Physiological responses to a social-evaluative situation
How is the development of physiological responses to social evaluation in adolescence affected by other normative developments, such as pubertal, socio-cognitive and psychosocial development?
Are social anxiety and public speaking anxiety associated with characteristic patterns of stress responses to a social-evaluative situation?
This project is part of the longitudinal study on Social Anxiety and Normal Development
Social anxiety disorder, which is characterized by a strong fear of negative social evaluation, often has its onset in adolescence. In addition, adolescents in general seem to become more sensitive to social evaluation; as they grow older, they typically become more nervous about what their age-peers think of them. In recent years, some empirical studies comparing different age groups within the adolescent period have demonstrated that older adolescents show larger biological stress responses (e.g. as measured by cortisol, salivary alpha-amylase, hearth rate, blood pressure) to social evaluative situations, such as the Leiden Public Speaking Task. However, it is largely unknown why sensitivity to social evaluation increases during adolescence.

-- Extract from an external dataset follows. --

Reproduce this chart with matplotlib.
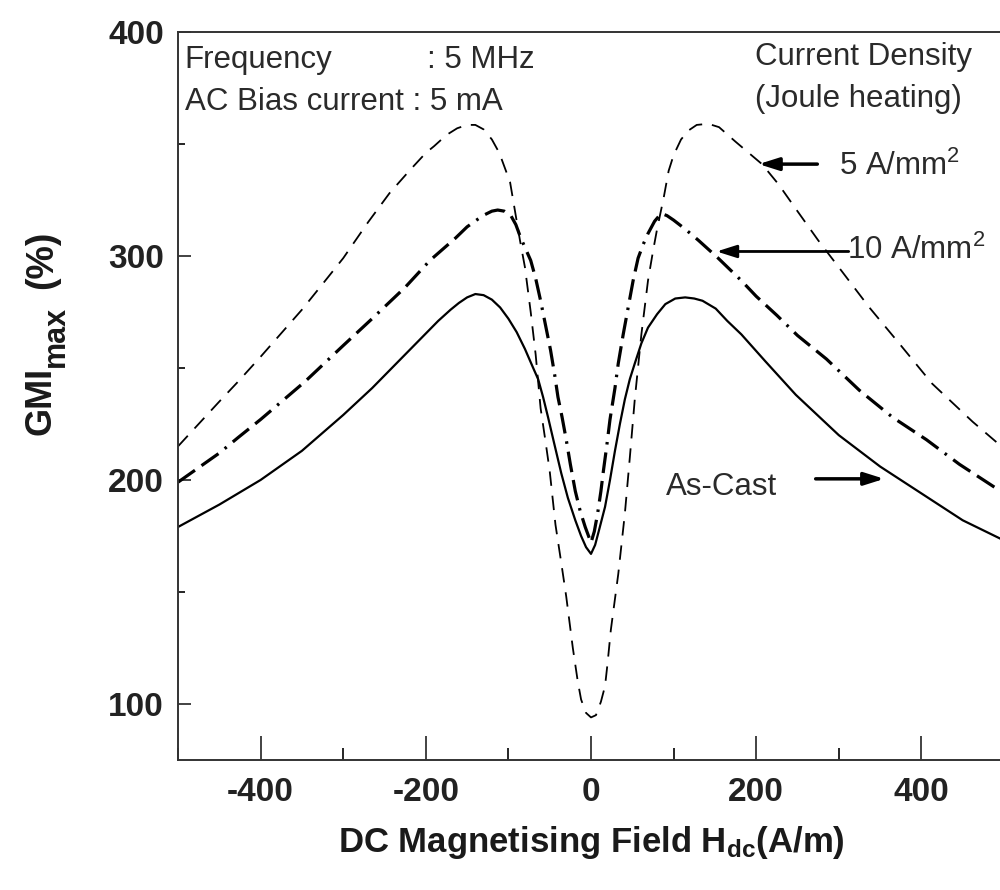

The longitudinal data collected in the Social Anxiety and Normal Development (SAND) study allow us to follow the development of sensitivity to social evaluation within individual adolescents. Moreover, with these data, we can investigate the contributions of factors correlated with age that may underlie the increase in stress responses during adolescence, such as pubertal development, cognitive development and psychosocial development.
The data from the SAND-study are also used to investigate the relations of physiological stress responses with social anxiety and public speaking anxiety. Although many studies have tested the hypothesis that higher levels of social anxiety are associated with larger physiological responses to social-evaluative situations overall, the evidence is mixed. The current project investigates the (possibly differential) relations of social anxiety and public speaking anxiety with specific aspects of physiological responses, such as their timing, time course and pattern of co-occurrence.